■ **SOURCE EXCERPT**:
————

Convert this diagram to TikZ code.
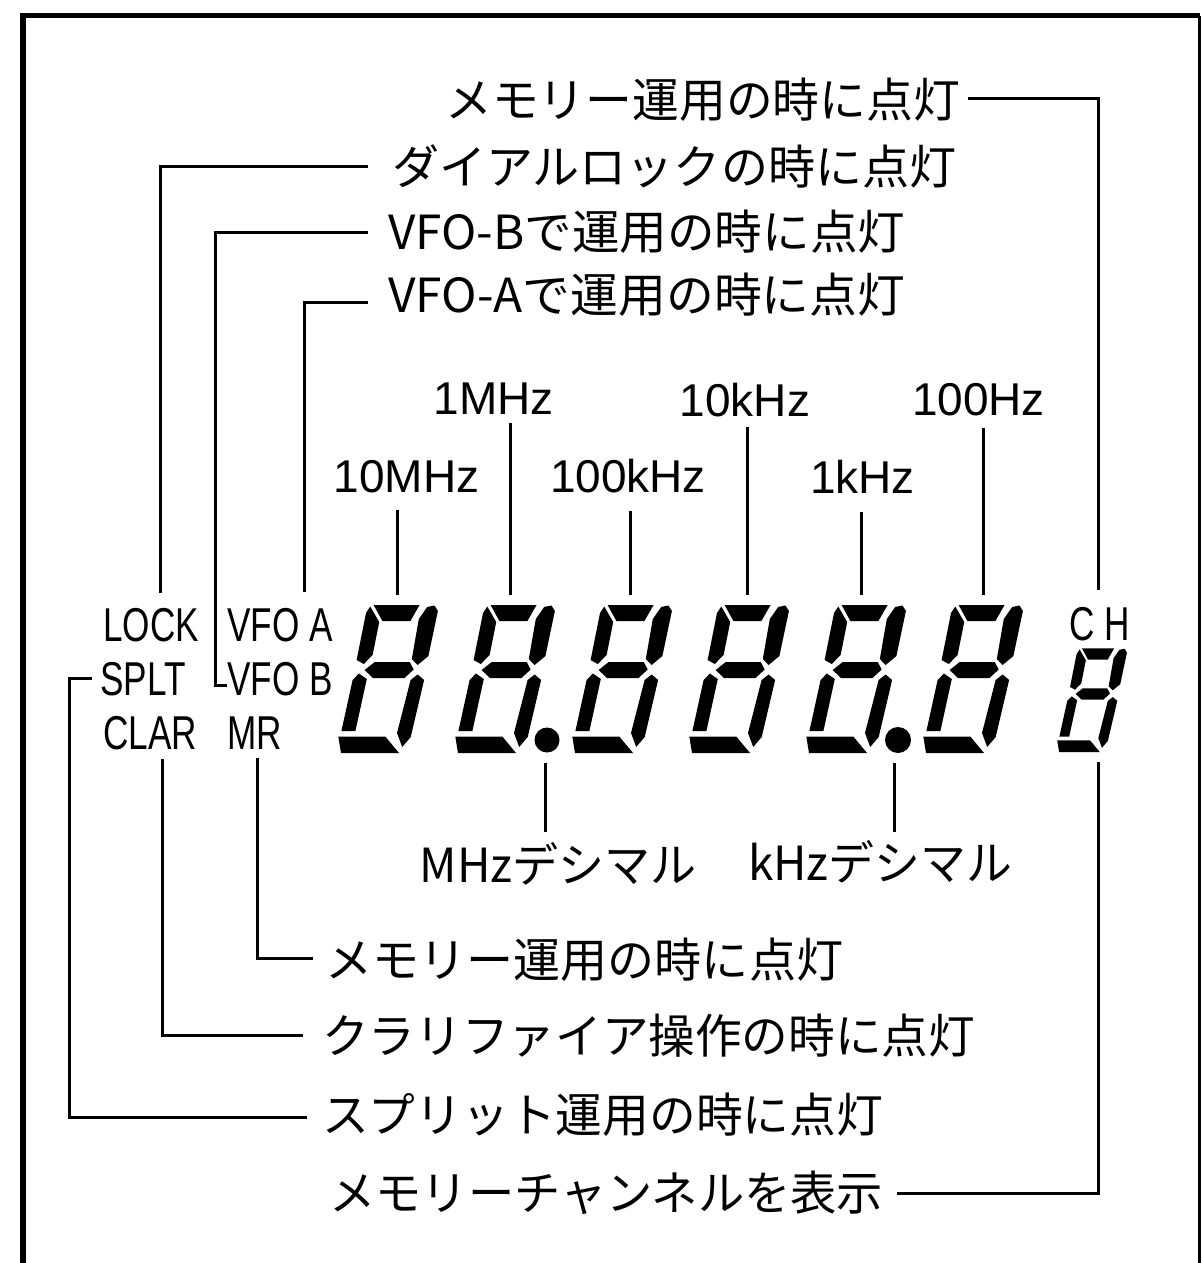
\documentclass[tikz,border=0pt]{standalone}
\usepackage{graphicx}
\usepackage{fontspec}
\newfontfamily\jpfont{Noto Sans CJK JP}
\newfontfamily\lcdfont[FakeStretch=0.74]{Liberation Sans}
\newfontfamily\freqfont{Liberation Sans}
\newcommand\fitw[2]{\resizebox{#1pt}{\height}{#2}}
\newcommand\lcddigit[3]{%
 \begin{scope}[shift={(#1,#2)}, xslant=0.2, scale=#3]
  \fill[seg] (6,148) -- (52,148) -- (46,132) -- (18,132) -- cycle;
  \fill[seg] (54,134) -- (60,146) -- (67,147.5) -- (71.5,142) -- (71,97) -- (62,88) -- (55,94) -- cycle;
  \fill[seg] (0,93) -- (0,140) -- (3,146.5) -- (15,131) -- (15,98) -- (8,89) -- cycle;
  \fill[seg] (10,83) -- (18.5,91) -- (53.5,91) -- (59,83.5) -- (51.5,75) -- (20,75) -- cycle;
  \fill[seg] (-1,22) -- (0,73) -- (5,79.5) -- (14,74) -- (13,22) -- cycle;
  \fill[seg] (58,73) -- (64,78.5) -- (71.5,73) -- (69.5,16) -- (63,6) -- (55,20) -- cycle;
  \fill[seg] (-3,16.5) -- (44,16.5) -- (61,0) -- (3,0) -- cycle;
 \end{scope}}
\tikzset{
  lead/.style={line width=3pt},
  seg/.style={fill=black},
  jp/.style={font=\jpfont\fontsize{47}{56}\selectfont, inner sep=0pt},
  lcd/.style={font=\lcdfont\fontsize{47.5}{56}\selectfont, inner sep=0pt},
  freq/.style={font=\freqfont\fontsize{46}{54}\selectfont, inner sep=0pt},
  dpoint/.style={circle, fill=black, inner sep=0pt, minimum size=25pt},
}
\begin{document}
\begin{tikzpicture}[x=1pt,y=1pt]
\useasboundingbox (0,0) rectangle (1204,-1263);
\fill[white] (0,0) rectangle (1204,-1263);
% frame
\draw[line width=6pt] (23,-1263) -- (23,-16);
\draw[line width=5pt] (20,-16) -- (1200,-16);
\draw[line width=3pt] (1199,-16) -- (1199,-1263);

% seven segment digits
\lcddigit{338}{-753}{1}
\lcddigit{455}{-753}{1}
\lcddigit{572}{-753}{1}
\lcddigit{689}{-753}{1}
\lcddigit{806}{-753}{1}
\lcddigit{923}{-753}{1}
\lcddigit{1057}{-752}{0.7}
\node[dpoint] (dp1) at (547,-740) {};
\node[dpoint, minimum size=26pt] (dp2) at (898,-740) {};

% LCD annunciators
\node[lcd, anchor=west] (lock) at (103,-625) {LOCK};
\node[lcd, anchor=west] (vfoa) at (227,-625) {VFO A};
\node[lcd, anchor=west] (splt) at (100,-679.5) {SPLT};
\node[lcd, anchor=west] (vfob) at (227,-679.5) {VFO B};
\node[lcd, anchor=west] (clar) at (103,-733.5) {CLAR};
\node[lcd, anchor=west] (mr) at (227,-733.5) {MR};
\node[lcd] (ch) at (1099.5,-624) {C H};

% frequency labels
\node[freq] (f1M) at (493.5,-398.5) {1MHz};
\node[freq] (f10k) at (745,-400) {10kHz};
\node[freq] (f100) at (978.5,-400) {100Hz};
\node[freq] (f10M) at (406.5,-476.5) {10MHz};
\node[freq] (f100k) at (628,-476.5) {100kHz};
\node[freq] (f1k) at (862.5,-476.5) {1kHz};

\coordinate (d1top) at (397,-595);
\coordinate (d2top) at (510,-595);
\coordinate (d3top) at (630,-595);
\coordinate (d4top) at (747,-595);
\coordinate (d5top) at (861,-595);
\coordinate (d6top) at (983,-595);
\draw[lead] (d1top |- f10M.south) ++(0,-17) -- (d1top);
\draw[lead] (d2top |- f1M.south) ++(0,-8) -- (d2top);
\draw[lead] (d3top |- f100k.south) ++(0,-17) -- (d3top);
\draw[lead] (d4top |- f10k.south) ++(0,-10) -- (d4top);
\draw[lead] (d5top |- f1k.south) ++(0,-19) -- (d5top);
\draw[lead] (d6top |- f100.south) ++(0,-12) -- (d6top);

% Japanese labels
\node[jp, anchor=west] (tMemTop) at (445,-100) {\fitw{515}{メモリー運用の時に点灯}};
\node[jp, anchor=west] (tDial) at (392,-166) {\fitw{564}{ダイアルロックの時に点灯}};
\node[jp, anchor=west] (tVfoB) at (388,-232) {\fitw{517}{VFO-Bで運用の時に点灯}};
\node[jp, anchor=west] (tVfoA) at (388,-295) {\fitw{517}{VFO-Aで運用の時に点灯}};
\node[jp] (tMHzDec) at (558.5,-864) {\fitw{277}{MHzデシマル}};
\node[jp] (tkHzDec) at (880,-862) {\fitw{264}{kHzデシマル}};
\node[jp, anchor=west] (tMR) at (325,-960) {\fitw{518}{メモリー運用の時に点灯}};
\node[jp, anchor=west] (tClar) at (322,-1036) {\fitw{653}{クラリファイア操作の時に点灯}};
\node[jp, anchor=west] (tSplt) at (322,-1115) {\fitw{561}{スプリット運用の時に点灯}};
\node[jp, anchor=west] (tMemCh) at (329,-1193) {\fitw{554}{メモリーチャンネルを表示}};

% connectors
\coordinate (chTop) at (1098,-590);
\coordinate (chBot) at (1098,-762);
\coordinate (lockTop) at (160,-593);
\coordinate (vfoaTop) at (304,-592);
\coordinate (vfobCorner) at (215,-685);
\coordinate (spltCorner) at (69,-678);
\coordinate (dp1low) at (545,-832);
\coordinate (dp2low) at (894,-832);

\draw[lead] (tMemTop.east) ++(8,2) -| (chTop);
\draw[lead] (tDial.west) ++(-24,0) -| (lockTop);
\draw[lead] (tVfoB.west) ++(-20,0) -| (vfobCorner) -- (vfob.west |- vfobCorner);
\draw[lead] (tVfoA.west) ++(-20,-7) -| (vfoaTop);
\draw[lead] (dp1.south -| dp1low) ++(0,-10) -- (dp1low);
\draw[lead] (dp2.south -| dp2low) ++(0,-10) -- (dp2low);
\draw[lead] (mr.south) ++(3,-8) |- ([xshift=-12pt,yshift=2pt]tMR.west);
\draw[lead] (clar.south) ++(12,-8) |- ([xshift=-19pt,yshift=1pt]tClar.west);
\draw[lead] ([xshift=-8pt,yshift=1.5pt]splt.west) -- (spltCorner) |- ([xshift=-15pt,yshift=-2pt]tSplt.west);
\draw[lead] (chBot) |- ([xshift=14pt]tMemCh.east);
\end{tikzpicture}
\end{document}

————

■ **REQUIREMENTS**: Repeat the listing above from its first line through the line that contains "minimum size=26pt] (dp2)", both included, and nothing more. Drop the pictures.

■ **EXPECTED OUTPUT**:
Convert this diagram to TikZ code.
\documentclass[tikz,border=0pt]{standalone}
\usepackage{graphicx}
\usepackage{fontspec}
\newfontfamily\jpfont{Noto Sans CJK JP}
\newfontfamily\lcdfont[FakeStretch=0.74]{Liberation Sans}
\newfontfamily\freqfont{Liberation Sans}
\newcommand\fitw[2]{\resizebox{#1pt}{\height}{#2}}
\newcommand\lcddigit[3]{%
 \begin{scope}[shift={(#1,#2)}, xslant=0.2, scale=#3]
  \fill[seg] (6,148) -- (52,148) -- (46,132) -- (18,132) -- cycle;
  \fill[seg] (54,134) -- (60,146) -- (67,147.5) -- (71.5,142) -- (71,97) -- (62,88) -- (55,94) -- cycle;
  \fill[seg] (0,93) -- (0,140) -- (3,146.5) -- (15,131) -- (15,98) -- (8,89) -- cycle;
  \fill[seg] (10,83) -- (18.5,91) -- (53.5,91) -- (59,83.5) -- (51.5,75) -- (20,75) -- cycle;
  \fill[seg] (-1,22) -- (0,73) -- (5,79.5) -- (14,74) -- (13,22) -- cycle;
  \fill[seg] (58,73) -- (64,78.5) -- (71.5,73) -- (69.5,16) -- (63,6) -- (55,20) -- cycle;
  \fill[seg] (-3,16.5) -- (44,16.5) -- (61,0) -- (3,0) -- cycle;
 \end{scope}}
\tikzset{
  lead/.style={line width=3pt},
  seg/.style={fill=black},
  jp/.style={font=\jpfont\fontsize{47}{56}\selectfont, inner sep=0pt},
  lcd/.style={font=\lcdfont\fontsize{47.5}{56}\selectfont, inner sep=0pt},
  freq/.style={font=\freqfont\fontsize{46}{54}\selectfont, inner sep=0pt},
  dpoint/.style={circle, fill=black, inner sep=0pt, minimum size=25pt},
}
\begin{document}
\begin{tikzpicture}[x=1pt,y=1pt]
\useasboundingbox (0,0) rectangle (1204,-1263);
\fill[white] (0,0) rectangle (1204,-1263);
% frame
\draw[line width=6pt] (23,-1263) -- (23,-16);
\draw[line width=5pt] (20,-16) -- (1200,-16);
\draw[line width=3pt] (1199,-16) -- (1199,-1263);

% seven segment digits
\lcddigit{338}{-753}{1}
\lcddigit{455}{-753}{1}
\lcddigit{572}{-753}{1}
\lcddigit{689}{-753}{1}
\lcddigit{806}{-753}{1}
\lcddigit{923}{-753}{1}
\lcddigit{1057}{-752}{0.7}
\node[dpoint] (dp1) at (547,-740) {};
\node[dpoint, minimum size=26pt] (dp2) at (898,-740) {};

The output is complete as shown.